SG: I really appreciate studies that take the reader beyond the Treaty of Appomattox and Lincoln’s assassination and focus on effects and repercussions. You co-edited The World the Civil War Made. Your Introduction is titled “Echoes of War: Rethinking Post-Civil War Governance and Politics.” Please comment on your experience in working on this book. Surprises? Changes in outlook? New approaches to teaching the subjects? Affirmation of preciously held viewpoints?
KM: That book was one of the most gratifying things I’ve ever done as an historian. My co-editor, Greg Downs, and I were interested in pulling together and assessing cutting-edge scholarship on the post-Civil War period. Eric Foner’s tremendous 1988 book, Reconstruction: America’s Unfinished Revolution, 1863-1877, cast a very long shadow over our field. Foner’s book is a stunning piece of research and writing, and it’s widely influential across all fields of U.S. history. When it came out, one prominent reviewer speculated that there might be nothing further to say on the subject of Reconstruction! Yet scholars continued to produce new work, and we wanted to see what new patterns and approaches we could detect. We deliberately went beyond the usual North/South and black/white dichotomies in Reconstruction scholarship by including historians of the U.S. West and of Native American history. Bill Blair and Penn State’s Richards Civil War Era Center hosted a symposium where scholars gathered, gave papers, and talked about connections across subfields. The participants’ papers were excellent and generated a terrific discussion, and we drew on that stew of ideas to develop the ideas we put forward in the volume’s introduction. Researching and writing history can be very isolating, but this was a collaborative project on many different levels. I hope readers can detect the energy and excitement that went into the volume.
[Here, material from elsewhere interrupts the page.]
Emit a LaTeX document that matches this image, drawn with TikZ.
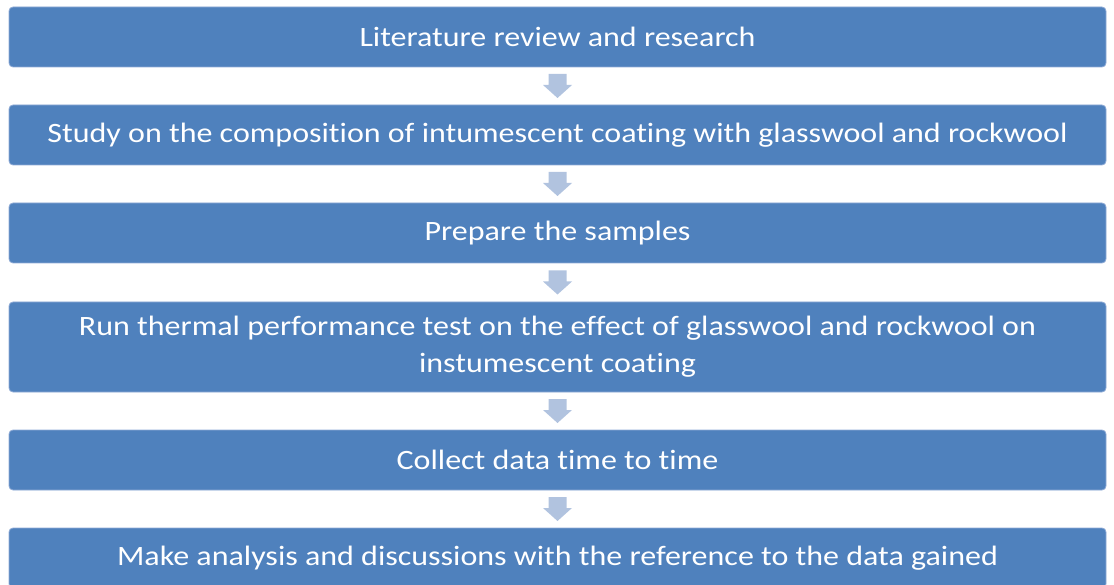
\documentclass[tikz,border=0pt]{standalone}
\usepackage{fontspec}
\setmainfont{Carlito}[FakeStretch=1.143, Ligatures={NoCommon,NoRare,NoContextual}]
\usetikzlibrary{calc}
\definecolor{boxblue}{HTML}{4F81BD}
\definecolor{boxedge}{HTML}{8EAAD6}
\definecolor{arrowc}{HTML}{B1C3DF}
\tikzset{
  stepbox/.style={rectangle, rounded corners=4pt, fill=boxblue, draw=boxedge, line width=0.8pt,
    minimum width=1097pt, minimum height=60pt, inner sep=0pt, text=white, align=center,
    font=\fontsize{28}{37}\selectfont},
  darrow/.pic={\fill[arrowc] (-9,-12) -- (9,-12) -- (9,-1) -- (14.5,-1) -- (0,12) -- (-14.5,-1) -- (-9,-1) -- cycle;}
}
\begin{document}
\begin{tikzpicture}[x=1pt,y=-1pt]
\useasboundingbox (0,0) rectangle (1114,585);
\clip (0,0) rectangle (1114,585);
\node[stepbox] (b1) at (557.5,37) {Literature review and research};
\node[stepbox] (b2) at (557.5,135) {Study on the composition of intumescent coating with glasswool and rockwool};
\node[stepbox] (b3) at (557.5,233) {Prepare the samples};
\node[stepbox, minimum height=90pt] (b4) at (557.5,347) {Run thermal performance test on the effect of glasswool and rockwool on\\instumescent coating};
\node[stepbox] (b5) at (557.5,460) {Collect data time to time};
\node[stepbox] (b6) at (557.5,558) {Make analysis and discussions with the reference to the data gained};
\foreach \a/\b in {b1/b2,b2/b3,b3/b4,b4/b5,b5/b6}{
  \coordinate (m\a) at ($(\a.south)!0.5!(\b.north)$);
  \pic at (m\a) {darrow};
}
\end{tikzpicture}
\end{document}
SG: Are you currently working on any special projects?
KM: I’m writing a book about the origins of federal Reconstruction policy – particularly the 14th Amendment – in struggles over the rights of free African Americans in the antebellum North. The book traces how growing numbers of northerners came to believe that racially discriminatory laws had no place in American life. For instance, it highlights the work of black activists and white activists as they worked to strike down racist laws in the Midwest and as they argued that the federal government ought to do more to protect the civil rights of all free persons, regardless of race. The standard story of congressional Reconstruction policy is that Congress was cobbling together responses on a piecemeal basis as it became aware of conditions on the ground in the former Confederacy. This book takes a much longer view, showing that Republican legislators already had very clear ideas about what kind of a nation they would like to live in but did not have the chance to try to put those ideas into practice until the Civil War. This project is introducing me to issues, sources, and historical subfields that are entirely new to me, so I’m having a lot of fun with it.
Kate Masur is the Wayne V. Jones II Research Professor in History at Northwestern University. In 2018-2019, Masur was awarded the National Endowment for the Humanities Faculty Fellowship.